Özellikleri ve Amacı
Gerçek boyutlardaki yaratık 78,5 cm (31 inç) yüksekliğinde ve 129 cm (50 ¾ inç) uzunluğundadır. Balmumu tekniği kullanılarak bronzdan yapılmıştır. Arka tarafı yaylanmaya hazır bir şekilde çömelmiş ve pençeleri tamamen açılmış halde kurbanına saldırmaya neredeyse hazır, gergin bir duruş sergiler. Aslan başı, sırtındaki tüylü sivri uçlarla eşleşen katmanlı üçgen uçlardan oluşan bir yeleye sahiptir ve bu da kıllarla kaplı tehditkâr görünümünü tamamlar.
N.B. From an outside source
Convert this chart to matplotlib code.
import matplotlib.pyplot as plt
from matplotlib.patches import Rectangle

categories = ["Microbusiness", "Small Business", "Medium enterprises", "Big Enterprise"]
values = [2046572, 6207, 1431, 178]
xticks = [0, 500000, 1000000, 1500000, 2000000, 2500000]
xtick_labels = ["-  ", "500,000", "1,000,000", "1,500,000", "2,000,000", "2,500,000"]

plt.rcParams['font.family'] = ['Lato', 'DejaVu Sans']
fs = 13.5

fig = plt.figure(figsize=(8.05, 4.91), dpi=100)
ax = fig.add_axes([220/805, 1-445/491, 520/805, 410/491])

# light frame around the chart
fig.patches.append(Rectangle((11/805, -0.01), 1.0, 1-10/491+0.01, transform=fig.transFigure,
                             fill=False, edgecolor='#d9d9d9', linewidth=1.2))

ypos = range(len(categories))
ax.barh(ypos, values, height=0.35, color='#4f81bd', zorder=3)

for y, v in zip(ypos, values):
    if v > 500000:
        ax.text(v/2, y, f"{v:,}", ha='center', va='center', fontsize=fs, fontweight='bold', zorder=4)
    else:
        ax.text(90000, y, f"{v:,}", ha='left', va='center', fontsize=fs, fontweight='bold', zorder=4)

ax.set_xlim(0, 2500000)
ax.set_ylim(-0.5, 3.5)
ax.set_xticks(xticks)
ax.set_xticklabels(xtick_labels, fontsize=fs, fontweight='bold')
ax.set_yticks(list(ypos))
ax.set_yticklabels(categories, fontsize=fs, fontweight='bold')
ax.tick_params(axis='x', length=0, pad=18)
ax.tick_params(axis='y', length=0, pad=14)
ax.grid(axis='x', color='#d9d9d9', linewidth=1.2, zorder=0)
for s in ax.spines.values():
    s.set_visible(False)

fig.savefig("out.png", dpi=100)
Sırtından çıkıntı yapan keçi başı kanayan bir yaradan dolayı bir tarafa doğru yalpalarken, yılan kuyruğu da, bu son kısım MS 18. yüzyılda günümüze ulaşan bir parçaya dayanılarak yapılan bir restorasyonun ürünü olsa bile, dişlerini göstermeye hazırdır. Yaratığın arka bacağında bir başka kanayan yara daha bulunur.
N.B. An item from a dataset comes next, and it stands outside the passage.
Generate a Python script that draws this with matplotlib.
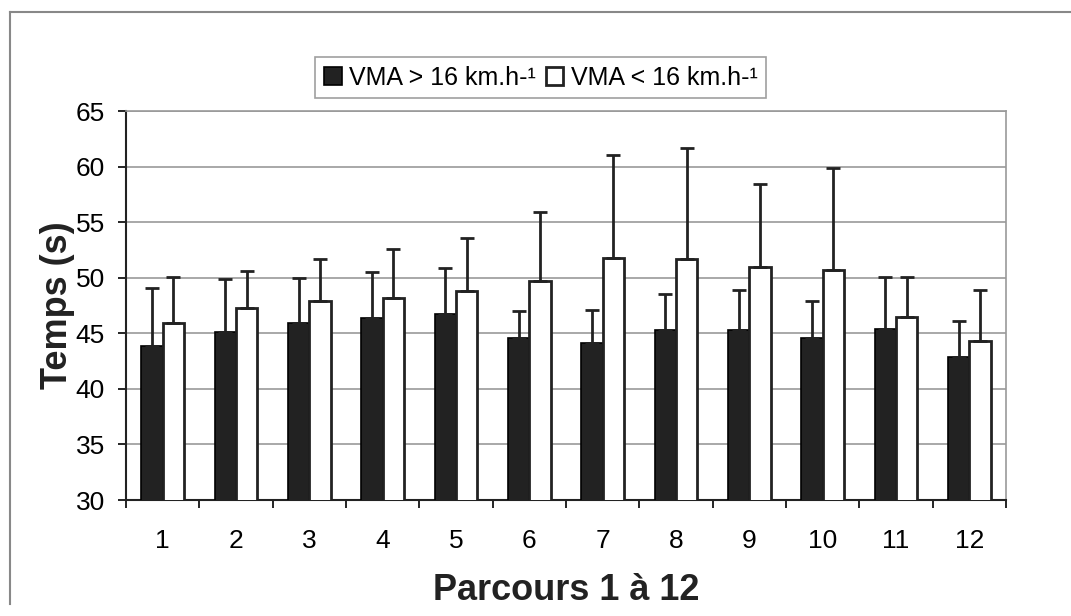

Parça muhtemelen Bellerophon ve Pegasus'u da içeren daha büyük bir kompozisyonun parçasıydı, dolayısıyla kanayan yaralar da buradan gelmektedir. Döküm işlemi sırasında balmumuna kazınmış olan ve ön sağ bacak üzerinde tinscvil ya da 'Tin'e hediye' yazan bir yazıt, bunun Etrüsk panteonunun en yüce tanrısı olan Tin'e (diğer adıyla Tinia), ya tanrıyı yardım etmeye ikna etmek ya da zaten verilmiş olan yardım için teşekkür etmek amacıyla bir sunu olarak tasarlandığını göstermektedir. Adakların tapınak alanlarındaki kutsal sunaklara bırakılması ve hatta gömülmesi, belki de bu güzel Etrüsk heykelinin mucizevi bir şekilde hayatta kalmasını açıklamaktadır.